The limits to the process can assert themselves quite quickly for a number of reasons. To start with, disinvestment would be successful only when equity in profitable or potentially profitable public sector enterprises is sold. There are few such enterprises, so that over time chunks of equity from the same enterprises have to be periodically brought to market. This not only questions the distinction between disinvestment and privatisation, since soon the government will necessarily hold a minority stake, but implies that finally the “wealth” that finances current expenditures must run out.
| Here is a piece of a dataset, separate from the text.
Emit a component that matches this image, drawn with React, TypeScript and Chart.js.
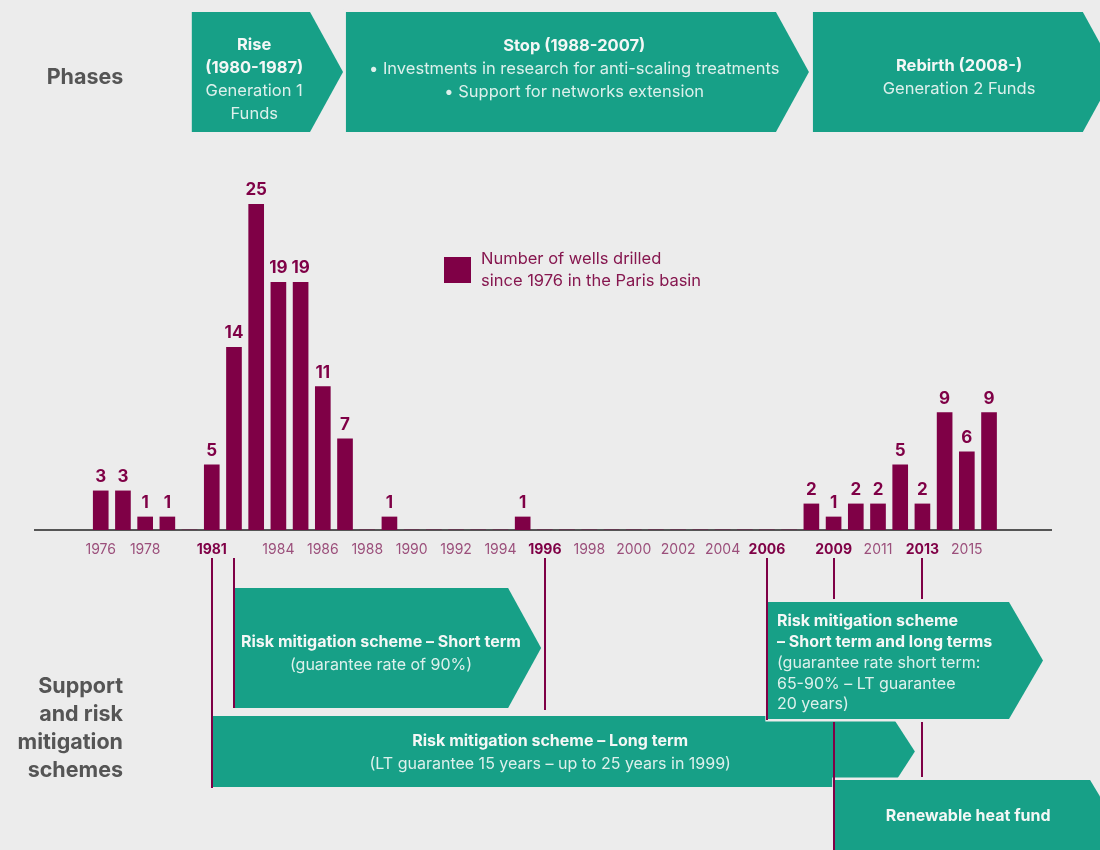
import React, { useEffect, useRef } from 'react';
import { Chart, registerables } from 'chart.js';
Chart.register(...registerables);

// ---- data ----
const years = [
  1976, 1977, 1978, 1979, 1980, 1981, 1982, 1983, 1984, 1985, 1986, 1987,
  1988, 1989, 1990, 1991, 1992, 1993, 1994, 1995, 1996, 1997, 1998, 1999,
  2000, 2001, 2002, 2003, 2004, 2005, 2006, 2007,
  2008, 2009, 2010, 2011, 2012, 2013, 2014, 2015, 2016,
];
const wells = [
  3, 3, 1, 1, 0, 5, 14, 25, 19, 19, 11, 7,
  0, 1, 0, 0, 0, 0, 0, 1, 0, 0, 0, 0,
  0, 0, 0, 0, 0, 0, 0, 0,
  2, 1, 2, 2, 5, 2, 9, 6, 9,
];
const tickYears = [1976, 1978, 1981, 1984, 1986, 1988, 1990, 1992, 1994, 1996, 1998, 2000, 2002, 2004, 2006, 2009, 2011, 2013, 2015];
const boldYears = [1981, 1996, 2006, 2009, 2013];
const seriesLabel = ['Number of wells drilled', 'since 1976 in the Paris basin'];

// phases (top arrows)
const phaseStart = [1980.1, 1987.04, 2008.07];
const phaseTip = [1986.91, 2007.89, 2021.71];
const phaseTextAt = [1982.91, 1997.32, 2014.65];
const phaseLines: [string, boolean][][] = [
  [['Rise', true], ['(1980-1987)', true], ['Generation 1', false], ['Funds', false]],
  [['Stop (1988-2007)', true], ['• Investments in research for anti-scaling treatments', false], ['• Support for networks extension', false]],
  [['Rebirth (2008-)', true], ['Generation 2 Funds', false]],
];

// support schemes (bottom arrows)
const schemeStart = [1981, 1982, 2006.04, 2009.05];
const schemeTip = [2012.66, 1995.83, 2018.43, 2021.9];
const schemeTextAt = [1996.24, 1988.62, 2006.45, 2015.06];
const schemeLines: [string, boolean][][] = [
  [['Risk mitigation scheme – Long term', true], ['(LT guarantee 15 years – up to 25 years in 1999)', false]],
  [['Risk mitigation scheme – Short term', true], ['(guarantee rate of 90%)', false]],
  [['Risk mitigation scheme', true], ['– Short term and long terms', true], ['(guarantee rate short term:', false], ['65-90% – LT guarantee', false], ['20 years)', false]],
  [['Renewable heat fund', true]],
];
const markerYears = [1981, 1982, 1996, 2006, 2009, 2013];
const sideLabel = ['Support', 'and risk', 'mitigation', 'schemes'];

// ---- styles / layout ----
const BG = '#ececec';
const TEAL = '#17a087';
const PURPLE = '#7f0046';
const TICK_PURPLE = '#9b4f7b';
const GREY = '#555555';
const FONT = 'Inter, "Noto Sans", sans-serif';

const phaseBox = { top: 12, bottom: 132, depth: 33, lineH: 23 };
const phaseTextY = [79.5, 69, 78];
const schemeBox = [
  { top: 716, bottom: 787, depth: 23 },
  { top: 588, bottom: 708, depth: 33 },
  { top: 602, bottom: 719, depth: 34 },
  { top: 780, bottom: 880, depth: 30 },
];
const schemeTextY = [753, 654, 663, 816];
const schemeLineH = [23, 23, 20.7, 23];
const schemeAlign: CanvasTextAlign[] = ['center', 'center', 'left', 'center'];
const markerSegs: [number, number][][] = [
  [[558, 788]],
  [[558, 708]],
  [[558, 710]],
  [[558, 720]],
  [[558, 599], [722, 850]],
  [[558, 599], [722, 777]],
];

function arrow(ctx: CanvasRenderingContext2D, x0: number, tip: number, top: number, bottom: number, depth: number) {
  ctx.beginPath();
  ctx.moveTo(x0, top);
  ctx.lineTo(tip - depth, top);
  ctx.lineTo(tip, (top + bottom) / 2);
  ctx.lineTo(tip - depth, bottom);
  ctx.lineTo(x0, bottom);
  ctx.closePath();
}

function drawBox(ctx: CanvasRenderingContext2D, x0: number, tip: number, top: number, bottom: number, depth: number) {
  arrow(ctx, x0, tip, top, bottom, depth);
  ctx.lineWidth = 5;
  ctx.strokeStyle = BG;
  ctx.lineJoin = 'miter';
  ctx.stroke();
  ctx.fillStyle = TEAL;
  ctx.fill();
}

function drawLines(ctx: CanvasRenderingContext2D, lines: [string, boolean][], x: number, yCenter: number, lineH: number, align: CanvasTextAlign, size: number) {
  const n = lines.length;
  const y0 = yCenter - ((n - 1) * lineH) / 2;
  ctx.textAlign = align;
  ctx.textBaseline = 'middle';
  lines.forEach(([t, b], i) => {
    ctx.font = `${b ? 'bold ' : ''}${size}px ${FONT}`;
    ctx.fillStyle = b ? '#f4f7f6' : '#ddf0ec';
    ctx.fillText(t, x, y0 + i * lineH);
  });
}

const decor = {
  id: 'decor',
  beforeDraw(chart: any) {
    const ctx = chart.ctx;
    ctx.save();
    ctx.fillStyle = BG;
    ctx.fillRect(0, 0, chart.width, chart.height);
    ctx.restore();
  },
  afterDraw(chart: any) {
    const ctx: CanvasRenderingContext2D = chart.ctx;
    const sx = (v: number) => chart.scales.x.getPixelForValue(v);
    ctx.save();

    // bar value labels
    const meta = chart.getDatasetMeta(0);
    ctx.font = `bold 17px ${FONT}`;
    ctx.fillStyle = PURPLE;
    ctx.textAlign = 'center';
    ctx.textBaseline = 'alphabetic';
    meta.data.forEach((el: any, i: number) => {
      if (!wells[i]) return;
      ctx.fillText(String(wells[i]), el.x, el.y - 9);
    });

    // legend
    ctx.fillStyle = PURPLE;
    ctx.fillRect(444, 257, 27, 26);
    ctx.font = `16.5px ${FONT}`;
    ctx.fillStyle = '#86174f';
    ctx.textAlign = 'left';
    ctx.textBaseline = 'middle';
    ctx.fillText(seriesLabel[0], 481, 259);
    ctx.fillText(seriesLabel[1], 481, 281);

    // side labels
    ctx.fillStyle = GREY;
    ctx.font = `bold 21.5px ${FONT}`;
    ctx.textAlign = 'center';
    ctx.fillText('Phases', 85, 78);
    ctx.textAlign = 'right';
    sideLabel.forEach((t, i) => ctx.fillText(t, 123, 687 + i * 28));

    // phases
    phaseStart.forEach((s, i) => {
      drawBox(ctx, sx(s), sx(phaseTip[i]), phaseBox.top, phaseBox.bottom, phaseBox.depth);
      drawLines(ctx, phaseLines[i], sx(phaseTextAt[i]), phaseTextY[i], phaseBox.lineH, 'center', 16.5);
    });

    // schemes: long term, short term, then 2006 box and renewable fund
    [0, 1, 2, 3].forEach((i) => {
      const b = schemeBox[i];
      drawBox(ctx, sx(schemeStart[i]), sx(schemeTip[i]), b.top, b.bottom, b.depth);
      if (i === 1 || i === 3) {
        if (i === 1) {
          drawLines(ctx, schemeLines[0], sx(schemeTextAt[0]), schemeTextY[0], schemeLineH[0], schemeAlign[0], 16);
        }
      }
      if (i !== 0) drawLines(ctx, schemeLines[i], sx(schemeTextAt[i]), schemeTextY[i], schemeLineH[i], schemeAlign[i], 16);
    });

    // year markers
    ctx.strokeStyle = PURPLE;
    ctx.lineWidth = 2;
    markerYears.forEach((y, i) => {
      const x = Math.round(sx(y));
      markerSegs[i].forEach(([a, b]) => {
        ctx.beginPath();
        ctx.moveTo(x, a);
        ctx.lineTo(x, b);
        ctx.stroke();
      });
    });

    ctx.restore();
  },
};

export default function App() {
  const ref = useRef<HTMLCanvasElement | null>(null);
  useEffect(() => {
    document.body.style.margin = '0';
    document.body.style.background = BG;
    const canvas = ref.current;
    if (!canvas) return;
    const chart = new Chart(canvas, {
      type: 'bar',
      data: {
        datasets: [
          {
            label: seriesLabel.join(' '),
            data: years.map((y, i) => ({ x: y, y: wells[i] })),
            backgroundColor: PURPLE,
            barThickness: 15,
          },
        ],
      },
      options: {
        animation: false,
        responsive: false,
        maintainAspectRatio: false,
        devicePixelRatio: 1,
        layout: { padding: { top: 204, bottom: 290, left: 35, right: 49 } },
        plugins: { legend: { display: false }, tooltip: { enabled: false }, title: { display: false } },
        scales: {
          x: {
            type: 'linear',
            min: 1973.04,
            max: 2018.79,
            offset: false,
            grid: { display: false, drawTicks: false },
            border: { display: true, color: GREY, width: 2 },
            afterBuildTicks: (scale: any) => {
              scale.ticks = tickYears.map((v) => ({ value: v }));
            },
            afterFit: (scale: any) => {
              scale.height = 30;
            },
            ticks: {
              autoSkip: false,
              maxRotation: 0,
              padding: 11,
              callback: (v: any) => String(v),
              font: (c: any) => ({ family: FONT, size: 14, weight: c.tick && boldYears.includes(c.tick.value) ? 'bold' : 'normal' }),
              color: (c: any) => (c.tick && boldYears.includes(c.tick.value) ? PURPLE : TICK_PURPLE),
            },
          },
          y: { display: false, min: 0, max: 25 },
        },
      },
      plugins: [decor],
    } as any);
    return () => chart.destroy();
  }, []);
  return <canvas ref={ref} width={1100} height={850} style={{ display: 'block', width: 1100, height: 850 }} />;
}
This can occur much faster than expected. If disinvestment is done through the market, the funds that could be mobilised are determined not so much by the “real value” of the underlying assets available, but by the market price driven by market sentiment. Today we might be witnessing a bull run in markets, but fundamentals will finally assert themselves and market prices of equity are bound to fall. So this will necessitate selling larger bundles of equity to mobilise a given volume of resources, accelerating the exhaustion of the available stock of profitable equity.

Moreover when markets are weak the government is likely to adopt other means of sale. An example was the decision to resort to strategic sales by which private buyers were enticed into buying a large chunk of equity (26 per cent of total shareholding) with the offer of the benefit of full managerial control. Even allowing for the requirement that the acquirer would have to make an open offer to buy the stake of minority shareholders at the same price it pays the government, the amount of equity bought is likely to be much smaller than the actual stake required to wrest control. Moreover, since the number of players willing to make a strategic buy-out would be limited, the government would have to under-price the equity to ensure its sale. That, too, would require a faster pace of retrenchment of equity, if disinvestment and privatisation become means of financing targeted budgetary expenditures.

In sum, while adherence to the neoliberal agenda is accelerating the process of privatisation under the NDA, that process remains fiscally irrational and unsustainable, and amounts to a way of enriching the corporate sector at the expense of the exchequer. On the other hand, it is bound to adversely affect workers employed in the public sector, who will lose the hard-won right to a decent livelihood that permanent public sector employment offers.